── DATA ENTRIES ──

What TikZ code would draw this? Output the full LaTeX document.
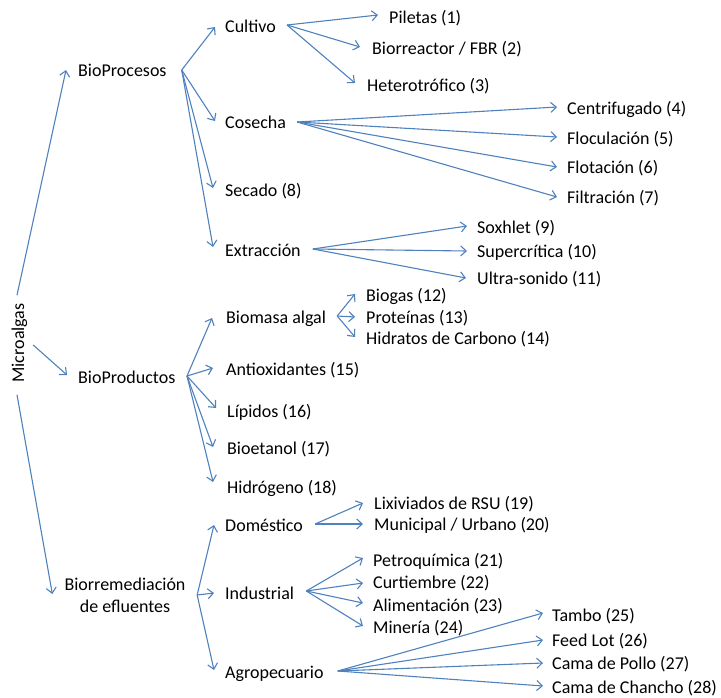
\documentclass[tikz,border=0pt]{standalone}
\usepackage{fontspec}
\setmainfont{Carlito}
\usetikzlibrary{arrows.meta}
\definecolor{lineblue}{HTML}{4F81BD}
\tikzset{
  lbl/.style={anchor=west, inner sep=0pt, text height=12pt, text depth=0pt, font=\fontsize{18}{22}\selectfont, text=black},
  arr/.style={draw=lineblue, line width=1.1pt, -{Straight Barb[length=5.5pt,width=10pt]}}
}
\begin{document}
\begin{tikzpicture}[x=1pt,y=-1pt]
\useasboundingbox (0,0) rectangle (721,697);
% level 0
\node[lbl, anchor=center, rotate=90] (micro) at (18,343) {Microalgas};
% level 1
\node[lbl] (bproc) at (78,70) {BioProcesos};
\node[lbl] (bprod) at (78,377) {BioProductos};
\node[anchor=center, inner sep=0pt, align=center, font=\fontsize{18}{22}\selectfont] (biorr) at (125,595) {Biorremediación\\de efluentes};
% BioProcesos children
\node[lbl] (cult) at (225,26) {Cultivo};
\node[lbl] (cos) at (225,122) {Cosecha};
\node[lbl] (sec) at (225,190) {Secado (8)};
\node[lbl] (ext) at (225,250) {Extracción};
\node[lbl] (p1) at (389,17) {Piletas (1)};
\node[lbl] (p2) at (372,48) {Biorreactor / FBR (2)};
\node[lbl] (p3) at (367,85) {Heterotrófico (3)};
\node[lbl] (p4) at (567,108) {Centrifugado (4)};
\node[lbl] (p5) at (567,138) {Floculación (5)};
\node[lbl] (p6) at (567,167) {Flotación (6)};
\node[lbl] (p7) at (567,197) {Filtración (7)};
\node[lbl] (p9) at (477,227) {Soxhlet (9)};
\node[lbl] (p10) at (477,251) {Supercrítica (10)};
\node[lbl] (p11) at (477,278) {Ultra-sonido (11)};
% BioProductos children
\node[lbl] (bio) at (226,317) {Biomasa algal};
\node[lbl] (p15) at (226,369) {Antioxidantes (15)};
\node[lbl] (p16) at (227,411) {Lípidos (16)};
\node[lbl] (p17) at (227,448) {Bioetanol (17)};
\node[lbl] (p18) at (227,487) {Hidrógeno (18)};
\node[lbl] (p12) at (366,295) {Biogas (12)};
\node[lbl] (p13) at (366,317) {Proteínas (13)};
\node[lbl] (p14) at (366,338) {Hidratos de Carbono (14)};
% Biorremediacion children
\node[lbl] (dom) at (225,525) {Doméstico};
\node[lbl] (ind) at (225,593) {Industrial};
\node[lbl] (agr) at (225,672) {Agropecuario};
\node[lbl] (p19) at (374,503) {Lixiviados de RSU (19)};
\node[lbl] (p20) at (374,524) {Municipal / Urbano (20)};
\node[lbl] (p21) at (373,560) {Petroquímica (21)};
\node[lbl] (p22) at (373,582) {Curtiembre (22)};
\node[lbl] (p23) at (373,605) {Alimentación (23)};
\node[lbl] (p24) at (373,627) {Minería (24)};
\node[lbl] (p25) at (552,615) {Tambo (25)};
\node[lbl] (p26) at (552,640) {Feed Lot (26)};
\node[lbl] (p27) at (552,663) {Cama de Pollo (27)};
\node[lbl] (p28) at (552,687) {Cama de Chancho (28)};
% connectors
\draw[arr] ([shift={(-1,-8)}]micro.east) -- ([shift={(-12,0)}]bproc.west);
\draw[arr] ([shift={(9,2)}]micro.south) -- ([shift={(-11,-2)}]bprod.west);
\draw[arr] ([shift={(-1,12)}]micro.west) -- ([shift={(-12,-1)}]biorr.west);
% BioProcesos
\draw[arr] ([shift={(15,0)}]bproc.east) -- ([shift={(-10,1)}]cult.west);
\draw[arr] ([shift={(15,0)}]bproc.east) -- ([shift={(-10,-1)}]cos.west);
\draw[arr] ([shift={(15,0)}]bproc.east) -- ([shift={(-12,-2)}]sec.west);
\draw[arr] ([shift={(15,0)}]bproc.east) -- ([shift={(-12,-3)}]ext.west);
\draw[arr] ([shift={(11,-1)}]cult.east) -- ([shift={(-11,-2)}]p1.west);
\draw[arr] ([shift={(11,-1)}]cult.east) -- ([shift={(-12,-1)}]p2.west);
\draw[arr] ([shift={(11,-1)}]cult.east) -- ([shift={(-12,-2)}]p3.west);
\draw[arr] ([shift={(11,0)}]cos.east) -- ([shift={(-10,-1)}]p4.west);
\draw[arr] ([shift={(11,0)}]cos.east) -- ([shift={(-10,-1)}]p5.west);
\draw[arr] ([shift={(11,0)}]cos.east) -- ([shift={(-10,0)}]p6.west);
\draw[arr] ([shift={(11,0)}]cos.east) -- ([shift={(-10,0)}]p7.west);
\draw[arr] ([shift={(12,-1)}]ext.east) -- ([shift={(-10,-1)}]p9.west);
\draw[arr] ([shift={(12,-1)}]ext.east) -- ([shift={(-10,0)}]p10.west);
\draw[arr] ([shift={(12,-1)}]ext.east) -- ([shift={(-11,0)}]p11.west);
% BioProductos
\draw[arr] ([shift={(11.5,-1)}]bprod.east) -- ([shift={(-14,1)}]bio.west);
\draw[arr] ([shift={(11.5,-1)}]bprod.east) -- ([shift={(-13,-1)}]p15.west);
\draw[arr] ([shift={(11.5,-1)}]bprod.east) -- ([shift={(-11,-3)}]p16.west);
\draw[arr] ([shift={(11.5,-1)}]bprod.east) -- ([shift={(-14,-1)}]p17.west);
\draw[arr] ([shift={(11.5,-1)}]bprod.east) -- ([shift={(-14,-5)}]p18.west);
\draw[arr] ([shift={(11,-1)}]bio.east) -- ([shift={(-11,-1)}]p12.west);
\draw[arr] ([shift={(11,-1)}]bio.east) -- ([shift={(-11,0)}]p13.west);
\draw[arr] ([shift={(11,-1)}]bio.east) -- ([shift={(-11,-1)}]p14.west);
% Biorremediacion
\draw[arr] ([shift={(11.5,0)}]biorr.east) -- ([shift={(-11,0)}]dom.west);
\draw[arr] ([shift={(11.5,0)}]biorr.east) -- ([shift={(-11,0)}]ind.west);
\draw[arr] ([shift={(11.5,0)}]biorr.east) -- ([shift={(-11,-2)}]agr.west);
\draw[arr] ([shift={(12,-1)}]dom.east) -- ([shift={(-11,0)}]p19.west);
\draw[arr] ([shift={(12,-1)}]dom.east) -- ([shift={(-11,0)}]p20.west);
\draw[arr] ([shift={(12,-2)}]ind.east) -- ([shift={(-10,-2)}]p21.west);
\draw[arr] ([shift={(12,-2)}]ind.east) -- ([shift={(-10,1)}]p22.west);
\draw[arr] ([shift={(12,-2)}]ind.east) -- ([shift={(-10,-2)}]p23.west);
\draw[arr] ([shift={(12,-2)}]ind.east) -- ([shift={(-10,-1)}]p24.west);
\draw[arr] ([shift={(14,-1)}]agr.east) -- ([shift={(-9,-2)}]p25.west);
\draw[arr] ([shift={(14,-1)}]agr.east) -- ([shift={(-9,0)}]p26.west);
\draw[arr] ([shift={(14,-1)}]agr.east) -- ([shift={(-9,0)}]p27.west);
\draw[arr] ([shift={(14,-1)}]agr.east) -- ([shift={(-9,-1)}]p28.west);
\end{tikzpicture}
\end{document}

───
── DATA ENTRIES ──

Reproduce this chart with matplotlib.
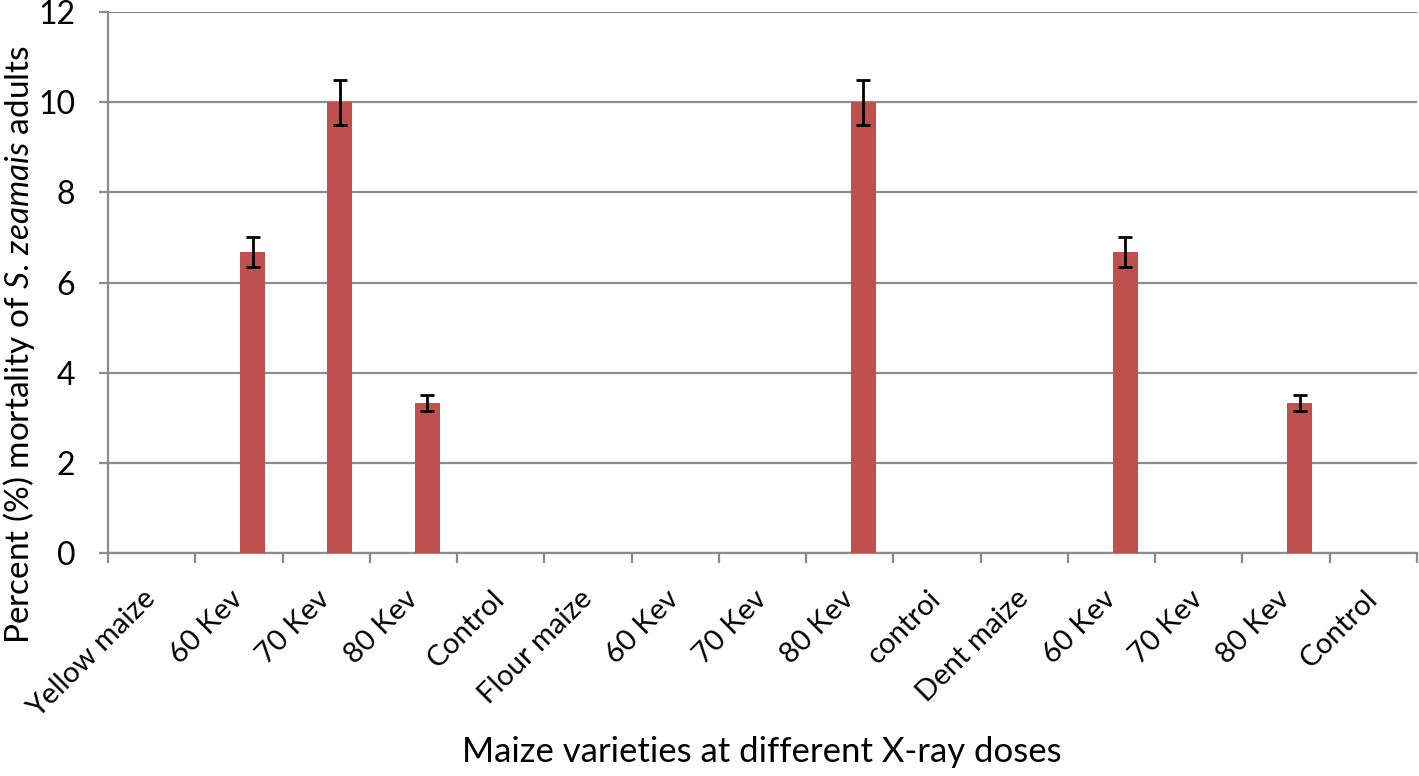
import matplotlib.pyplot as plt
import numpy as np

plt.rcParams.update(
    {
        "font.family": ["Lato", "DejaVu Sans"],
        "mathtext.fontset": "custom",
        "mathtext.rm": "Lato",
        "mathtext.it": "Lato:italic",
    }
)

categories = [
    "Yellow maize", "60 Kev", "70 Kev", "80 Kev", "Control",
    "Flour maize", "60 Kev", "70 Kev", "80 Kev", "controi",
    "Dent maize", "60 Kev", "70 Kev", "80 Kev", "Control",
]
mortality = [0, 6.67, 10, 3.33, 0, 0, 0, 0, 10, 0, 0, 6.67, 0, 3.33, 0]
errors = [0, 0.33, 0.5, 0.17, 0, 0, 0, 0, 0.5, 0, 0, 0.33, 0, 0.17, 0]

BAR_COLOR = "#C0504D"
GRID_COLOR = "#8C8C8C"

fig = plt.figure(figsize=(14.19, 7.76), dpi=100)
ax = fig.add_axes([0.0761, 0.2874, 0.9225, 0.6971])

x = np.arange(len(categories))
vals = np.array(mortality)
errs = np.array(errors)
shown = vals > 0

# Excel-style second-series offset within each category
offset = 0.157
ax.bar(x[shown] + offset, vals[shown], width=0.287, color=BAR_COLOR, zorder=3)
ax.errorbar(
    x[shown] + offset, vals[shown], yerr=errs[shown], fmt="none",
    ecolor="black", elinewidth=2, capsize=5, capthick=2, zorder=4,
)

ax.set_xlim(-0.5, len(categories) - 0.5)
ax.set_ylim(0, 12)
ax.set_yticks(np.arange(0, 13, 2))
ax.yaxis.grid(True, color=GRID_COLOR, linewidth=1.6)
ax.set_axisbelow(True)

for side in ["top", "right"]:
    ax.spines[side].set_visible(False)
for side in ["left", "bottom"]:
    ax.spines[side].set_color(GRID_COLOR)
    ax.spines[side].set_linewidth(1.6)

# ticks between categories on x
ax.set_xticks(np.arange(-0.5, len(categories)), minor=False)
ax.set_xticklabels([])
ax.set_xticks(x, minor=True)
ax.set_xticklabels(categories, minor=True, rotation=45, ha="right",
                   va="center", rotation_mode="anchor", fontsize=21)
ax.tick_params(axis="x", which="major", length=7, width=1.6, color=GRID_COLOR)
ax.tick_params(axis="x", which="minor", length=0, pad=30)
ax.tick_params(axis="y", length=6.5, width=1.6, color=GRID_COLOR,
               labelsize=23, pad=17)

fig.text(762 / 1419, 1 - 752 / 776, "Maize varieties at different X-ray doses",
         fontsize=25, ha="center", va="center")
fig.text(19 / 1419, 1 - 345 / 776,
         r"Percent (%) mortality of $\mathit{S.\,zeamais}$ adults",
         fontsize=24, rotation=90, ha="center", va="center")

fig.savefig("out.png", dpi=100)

───

=== YOUR TASK ===
Both the line containing "Reproduce this chart with matplotlib." and the line containing "ax.spines[side].set_linewidth(1.6)" belong in the copy, along with every line between them. Reproduce that stretch exactly, without the pictures.

=== FINISHED ANSWER ===
Reproduce this chart with matplotlib.
import matplotlib.pyplot as plt
import numpy as np

plt.rcParams.update(
    {
        "font.family": ["Lato", "DejaVu Sans"],
        "mathtext.fontset": "custom",
        "mathtext.rm": "Lato",
        "mathtext.it": "Lato:italic",
    }
)

categories = [
    "Yellow maize", "60 Kev", "70 Kev", "80 Kev", "Control",
    "Flour maize", "60 Kev", "70 Kev", "80 Kev", "controi",
    "Dent maize", "60 Kev", "70 Kev", "80 Kev", "Control",
]
mortality = [0, 6.67, 10, 3.33, 0, 0, 0, 0, 10, 0, 0, 6.67, 0, 3.33, 0]
errors = [0, 0.33, 0.5, 0.17, 0, 0, 0, 0, 0.5, 0, 0, 0.33, 0, 0.17, 0]

BAR_COLOR = "#C0504D"
GRID_COLOR = "#8C8C8C"

fig = plt.figure(figsize=(14.19, 7.76), dpi=100)
ax = fig.add_axes([0.0761, 0.2874, 0.9225, 0.6971])

x = np.arange(len(categories))
vals = np.array(mortality)
errs = np.array(errors)
shown = vals > 0

# Excel-style second-series offset within each category
offset = 0.157
ax.bar(x[shown] + offset, vals[shown], width=0.287, color=BAR_COLOR, zorder=3)
ax.errorbar(
    x[shown] + offset, vals[shown], yerr=errs[shown], fmt="none",
    ecolor="black", elinewidth=2, capsize=5, capthick=2, zorder=4,
)

ax.set_xlim(-0.5, len(categories) - 0.5)
ax.set_ylim(0, 12)
ax.set_yticks(np.arange(0, 13, 2))
ax.yaxis.grid(True, color=GRID_COLOR, linewidth=1.6)
ax.set_axisbelow(True)

for side in ["top", "right"]:
    ax.spines[side].set_visible(False)
for side in ["left", "bottom"]:
    ax.spines[side].set_color(GRID_COLOR)
    ax.spines[side].set_linewidth(1.6)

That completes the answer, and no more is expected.